╭─ RECORDED DATA
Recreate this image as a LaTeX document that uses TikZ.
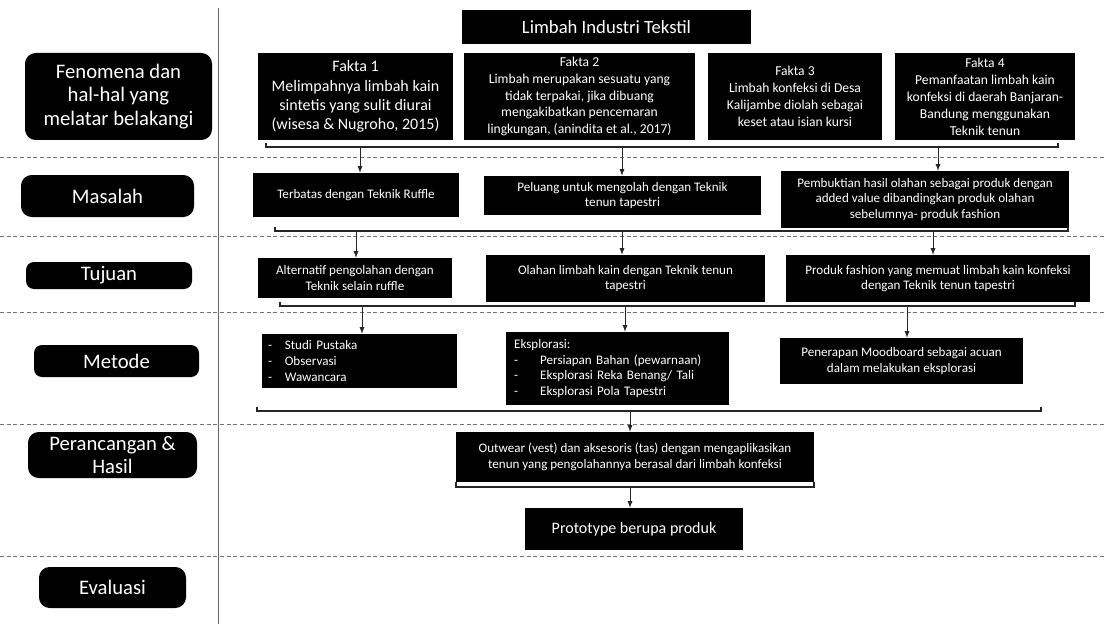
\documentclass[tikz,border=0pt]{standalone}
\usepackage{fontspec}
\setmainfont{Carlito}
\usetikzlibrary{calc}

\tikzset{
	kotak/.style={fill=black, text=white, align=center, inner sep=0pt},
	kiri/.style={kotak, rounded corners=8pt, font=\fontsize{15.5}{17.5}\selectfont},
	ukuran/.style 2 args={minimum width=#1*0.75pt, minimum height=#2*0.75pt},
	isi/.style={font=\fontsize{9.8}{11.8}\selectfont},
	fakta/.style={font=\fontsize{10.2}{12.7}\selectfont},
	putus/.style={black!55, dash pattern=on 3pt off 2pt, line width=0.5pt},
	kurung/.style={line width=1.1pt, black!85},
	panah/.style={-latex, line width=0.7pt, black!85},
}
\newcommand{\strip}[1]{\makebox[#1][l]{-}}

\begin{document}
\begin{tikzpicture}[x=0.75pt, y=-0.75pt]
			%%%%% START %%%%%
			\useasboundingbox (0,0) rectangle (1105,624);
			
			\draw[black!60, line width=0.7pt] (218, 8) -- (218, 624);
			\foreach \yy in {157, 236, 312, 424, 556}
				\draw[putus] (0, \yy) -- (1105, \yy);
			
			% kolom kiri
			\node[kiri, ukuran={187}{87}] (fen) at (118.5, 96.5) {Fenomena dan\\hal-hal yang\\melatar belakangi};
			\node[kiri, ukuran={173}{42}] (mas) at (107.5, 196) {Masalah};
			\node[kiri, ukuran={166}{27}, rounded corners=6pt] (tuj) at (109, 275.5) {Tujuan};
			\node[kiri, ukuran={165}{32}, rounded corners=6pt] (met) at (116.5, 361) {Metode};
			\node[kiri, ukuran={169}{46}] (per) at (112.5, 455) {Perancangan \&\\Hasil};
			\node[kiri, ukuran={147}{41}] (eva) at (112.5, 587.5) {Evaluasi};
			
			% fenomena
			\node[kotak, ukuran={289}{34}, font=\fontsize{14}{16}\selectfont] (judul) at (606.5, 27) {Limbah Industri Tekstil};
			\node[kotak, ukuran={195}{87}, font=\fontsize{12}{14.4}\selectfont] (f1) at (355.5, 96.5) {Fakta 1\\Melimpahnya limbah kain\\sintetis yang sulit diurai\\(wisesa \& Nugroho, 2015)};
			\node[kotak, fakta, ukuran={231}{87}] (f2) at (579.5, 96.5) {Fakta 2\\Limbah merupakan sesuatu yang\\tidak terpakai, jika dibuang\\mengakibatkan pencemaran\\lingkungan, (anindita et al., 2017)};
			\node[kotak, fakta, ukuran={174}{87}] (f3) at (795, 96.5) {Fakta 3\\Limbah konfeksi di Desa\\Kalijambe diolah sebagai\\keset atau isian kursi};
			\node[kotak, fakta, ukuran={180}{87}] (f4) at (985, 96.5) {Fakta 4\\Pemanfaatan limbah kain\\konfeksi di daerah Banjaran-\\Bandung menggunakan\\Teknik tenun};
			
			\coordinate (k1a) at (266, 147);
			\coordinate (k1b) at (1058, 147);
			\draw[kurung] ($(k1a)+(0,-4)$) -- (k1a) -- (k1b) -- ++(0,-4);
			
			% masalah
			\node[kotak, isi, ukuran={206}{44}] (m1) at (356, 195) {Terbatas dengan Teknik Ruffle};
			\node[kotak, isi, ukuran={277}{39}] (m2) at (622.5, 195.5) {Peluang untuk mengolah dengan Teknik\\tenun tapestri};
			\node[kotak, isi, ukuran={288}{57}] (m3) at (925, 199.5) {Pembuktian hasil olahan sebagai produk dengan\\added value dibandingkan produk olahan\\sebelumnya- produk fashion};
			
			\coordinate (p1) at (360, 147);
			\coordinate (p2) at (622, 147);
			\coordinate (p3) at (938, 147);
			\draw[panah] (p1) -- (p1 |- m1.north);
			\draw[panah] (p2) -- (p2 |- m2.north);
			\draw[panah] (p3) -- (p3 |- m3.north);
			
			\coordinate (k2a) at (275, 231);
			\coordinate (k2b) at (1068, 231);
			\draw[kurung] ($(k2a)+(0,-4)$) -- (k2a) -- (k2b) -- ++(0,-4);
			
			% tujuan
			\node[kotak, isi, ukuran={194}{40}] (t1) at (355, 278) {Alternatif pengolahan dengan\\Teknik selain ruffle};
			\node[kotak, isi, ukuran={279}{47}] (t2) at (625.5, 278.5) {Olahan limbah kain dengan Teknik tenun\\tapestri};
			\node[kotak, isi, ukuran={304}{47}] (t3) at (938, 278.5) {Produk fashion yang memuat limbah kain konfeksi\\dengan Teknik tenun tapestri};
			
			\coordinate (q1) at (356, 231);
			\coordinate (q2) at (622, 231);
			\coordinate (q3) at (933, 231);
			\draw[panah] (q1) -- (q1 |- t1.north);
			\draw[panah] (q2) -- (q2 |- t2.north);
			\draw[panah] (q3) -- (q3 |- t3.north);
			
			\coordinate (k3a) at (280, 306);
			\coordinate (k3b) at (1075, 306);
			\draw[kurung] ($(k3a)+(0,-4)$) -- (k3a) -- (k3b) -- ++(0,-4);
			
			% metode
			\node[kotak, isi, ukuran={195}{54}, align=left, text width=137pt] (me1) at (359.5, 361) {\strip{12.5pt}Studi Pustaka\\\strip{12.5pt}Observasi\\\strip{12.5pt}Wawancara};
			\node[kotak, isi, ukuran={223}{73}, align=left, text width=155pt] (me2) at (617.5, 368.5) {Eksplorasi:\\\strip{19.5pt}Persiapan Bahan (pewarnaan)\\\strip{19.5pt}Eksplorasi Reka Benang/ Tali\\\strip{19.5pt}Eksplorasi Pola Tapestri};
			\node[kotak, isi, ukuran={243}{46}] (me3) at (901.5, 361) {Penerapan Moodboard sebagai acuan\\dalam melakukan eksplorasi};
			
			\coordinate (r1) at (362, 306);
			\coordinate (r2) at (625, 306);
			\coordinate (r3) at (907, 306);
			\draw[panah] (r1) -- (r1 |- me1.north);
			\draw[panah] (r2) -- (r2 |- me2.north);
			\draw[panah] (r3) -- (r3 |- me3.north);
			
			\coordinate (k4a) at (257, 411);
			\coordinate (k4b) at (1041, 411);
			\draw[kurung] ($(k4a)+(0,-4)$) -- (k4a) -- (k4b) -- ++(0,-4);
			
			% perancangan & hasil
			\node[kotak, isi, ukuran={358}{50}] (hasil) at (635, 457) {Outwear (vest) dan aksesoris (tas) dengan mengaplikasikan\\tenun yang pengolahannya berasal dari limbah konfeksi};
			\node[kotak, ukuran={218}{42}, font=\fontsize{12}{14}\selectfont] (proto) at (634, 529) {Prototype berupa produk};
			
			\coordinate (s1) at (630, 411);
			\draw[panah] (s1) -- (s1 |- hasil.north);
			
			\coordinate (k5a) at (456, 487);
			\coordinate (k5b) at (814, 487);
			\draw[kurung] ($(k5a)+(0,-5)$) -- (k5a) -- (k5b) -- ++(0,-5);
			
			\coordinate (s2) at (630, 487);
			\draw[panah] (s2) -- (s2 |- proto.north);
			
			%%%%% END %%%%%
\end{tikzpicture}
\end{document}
╰─
#### EXERCISE OBJECTIVE
Return the full material word for word. Do not include the pictures.

#### RESULT OF THIS TASK
Recreate this image as a LaTeX document that uses TikZ.
\documentclass[tikz,border=0pt]{standalone}
\usepackage{fontspec}
\setmainfont{Carlito}
\usetikzlibrary{calc}

\tikzset{
	kotak/.style={fill=black, text=white, align=center, inner sep=0pt},
	kiri/.style={kotak, rounded corners=8pt, font=\fontsize{15.5}{17.5}\selectfont},
	ukuran/.style 2 args={minimum width=#1*0.75pt, minimum height=#2*0.75pt},
	isi/.style={font=\fontsize{9.8}{11.8}\selectfont},
	fakta/.style={font=\fontsize{10.2}{12.7}\selectfont},
	putus/.style={black!55, dash pattern=on 3pt off 2pt, line width=0.5pt},
	kurung/.style={line width=1.1pt, black!85},
	panah/.style={-latex, line width=0.7pt, black!85},
}
\newcommand{\strip}[1]{\makebox[#1][l]{-}}

\begin{document}
\begin{tikzpicture}[x=0.75pt, y=-0.75pt]
			%%%%% START %%%%%
			\useasboundingbox (0,0) rectangle (1105,624);
			
			\draw[black!60, line width=0.7pt] (218, 8) -- (218, 624);
			\foreach \yy in {157, 236, 312, 424, 556}
				\draw[putus] (0, \yy) -- (1105, \yy);
			
			% kolom kiri
			\node[kiri, ukuran={187}{87}] (fen) at (118.5, 96.5) {Fenomena dan\\hal-hal yang\\melatar belakangi};
			\node[kiri, ukuran={173}{42}] (mas) at (107.5, 196) {Masalah};
			\node[kiri, ukuran={166}{27}, rounded corners=6pt] (tuj) at (109, 275.5) {Tujuan};
			\node[kiri, ukuran={165}{32}, rounded corners=6pt] (met) at (116.5, 361) {Metode};
			\node[kiri, ukuran={169}{46}] (per) at (112.5, 455) {Perancangan \&\\Hasil};
			\node[kiri, ukuran={147}{41}] (eva) at (112.5, 587.5) {Evaluasi};
			
			% fenomena
			\node[kotak, ukuran={289}{34}, font=\fontsize{14}{16}\selectfont] (judul) at (606.5, 27) {Limbah Industri Tekstil};
			\node[kotak, ukuran={195}{87}, font=\fontsize{12}{14.4}\selectfont] (f1) at (355.5, 96.5) {Fakta 1\\Melimpahnya limbah kain\\sintetis yang sulit diurai\\(wisesa \& Nugroho, 2015)};
			\node[kotak, fakta, ukuran={231}{87}] (f2) at (579.5, 96.5) {Fakta 2\\Limbah merupakan sesuatu yang\\tidak terpakai, jika dibuang\\mengakibatkan pencemaran\\lingkungan, (anindita et al., 2017)};
			\node[kotak, fakta, ukuran={174}{87}] (f3) at (795, 96.5) {Fakta 3\\Limbah konfeksi di Desa\\Kalijambe diolah sebagai\\keset atau isian kursi};
			\node[kotak, fakta, ukuran={180}{87}] (f4) at (985, 96.5) {Fakta 4\\Pemanfaatan limbah kain\\konfeksi di daerah Banjaran-\\Bandung menggunakan\\Teknik tenun};
			
			\coordinate (k1a) at (266, 147);
			\coordinate (k1b) at (1058, 147);
			\draw[kurung] ($(k1a)+(0,-4)$) -- (k1a) -- (k1b) -- ++(0,-4);
			
			% masalah
			\node[kotak, isi, ukuran={206}{44}] (m1) at (356, 195) {Terbatas dengan Teknik Ruffle};
			\node[kotak, isi, ukuran={277}{39}] (m2) at (622.5, 195.5) {Peluang untuk mengolah dengan Teknik\\tenun tapestri};
			\node[kotak, isi, ukuran={288}{57}] (m3) at (925, 199.5) {Pembuktian hasil olahan sebagai produk dengan\\added value dibandingkan produk olahan\\sebelumnya- produk fashion};
			
			\coordinate (p1) at (360, 147);
			\coordinate (p2) at (622, 147);
			\coordinate (p3) at (938, 147);
			\draw[panah] (p1) -- (p1 |- m1.north);
			\draw[panah] (p2) -- (p2 |- m2.north);
			\draw[panah] (p3) -- (p3 |- m3.north);
			
			\coordinate (k2a) at (275, 231);
			\coordinate (k2b) at (1068, 231);
			\draw[kurung] ($(k2a)+(0,-4)$) -- (k2a) -- (k2b) -- ++(0,-4);
			
			% tujuan
			\node[kotak, isi, ukuran={194}{40}] (t1) at (355, 278) {Alternatif pengolahan dengan\\Teknik selain ruffle};
			\node[kotak, isi, ukuran={279}{47}] (t2) at (625.5, 278.5) {Olahan limbah kain dengan Teknik tenun\\tapestri};
			\node[kotak, isi, ukuran={304}{47}] (t3) at (938, 278.5) {Produk fashion yang memuat limbah kain konfeksi\\dengan Teknik tenun tapestri};
			
			\coordinate (q1) at (356, 231);
			\coordinate (q2) at (622, 231);
			\coordinate (q3) at (933, 231);
			\draw[panah] (q1) -- (q1 |- t1.north);
			\draw[panah] (q2) -- (q2 |- t2.north);
			\draw[panah] (q3) -- (q3 |- t3.north);
			
			\coordinate (k3a) at (280, 306);
			\coordinate (k3b) at (1075, 306);
			\draw[kurung] ($(k3a)+(0,-4)$) -- (k3a) -- (k3b) -- ++(0,-4);
			
			% metode
			\node[kotak, isi, ukuran={195}{54}, align=left, text width=137pt] (me1) at (359.5, 361) {\strip{12.5pt}Studi Pustaka\\\strip{12.5pt}Observasi\\\strip{12.5pt}Wawancara};
			\node[kotak, isi, ukuran={223}{73}, align=left, text width=155pt] (me2) at (617.5, 368.5) {Eksplorasi:\\\strip{19.5pt}Persiapan Bahan (pewarnaan)\\\strip{19.5pt}Eksplorasi Reka Benang/ Tali\\\strip{19.5pt}Eksplorasi Pola Tapestri};
			\node[kotak, isi, ukuran={243}{46}] (me3) at (901.5, 361) {Penerapan Moodboard sebagai acuan\\dalam melakukan eksplorasi};
			
			\coordinate (r1) at (362, 306);
			\coordinate (r2) at (625, 306);
			\coordinate (r3) at (907, 306);
			\draw[panah] (r1) -- (r1 |- me1.north);
			\draw[panah] (r2) -- (r2 |- me2.north);
			\draw[panah] (r3) -- (r3 |- me3.north);
			
			\coordinate (k4a) at (257, 411);
			\coordinate (k4b) at (1041, 411);
			\draw[kurung] ($(k4a)+(0,-4)$) -- (k4a) -- (k4b) -- ++(0,-4);
			
			% perancangan & hasil
			\node[kotak, isi, ukuran={358}{50}] (hasil) at (635, 457) {Outwear (vest) dan aksesoris (tas) dengan mengaplikasikan\\tenun yang pengolahannya berasal dari limbah konfeksi};
			\node[kotak, ukuran={218}{42}, font=\fontsize{12}{14}\selectfont] (proto) at (634, 529) {Prototype berupa produk};
			
			\coordinate (s1) at (630, 411);
			\draw[panah] (s1) -- (s1 |- hasil.north);
			
			\coordinate (k5a) at (456, 487);
			\coordinate (k5b) at (814, 487);
			\draw[kurung] ($(k5a)+(0,-5)$) -- (k5a) -- (k5b) -- ++(0,-5);
			
			\coordinate (s2) at (630, 487);
			\draw[panah] (s2) -- (s2 |- proto.north);
			
			%%%%% END %%%%%
\end{tikzpicture}
\end{document}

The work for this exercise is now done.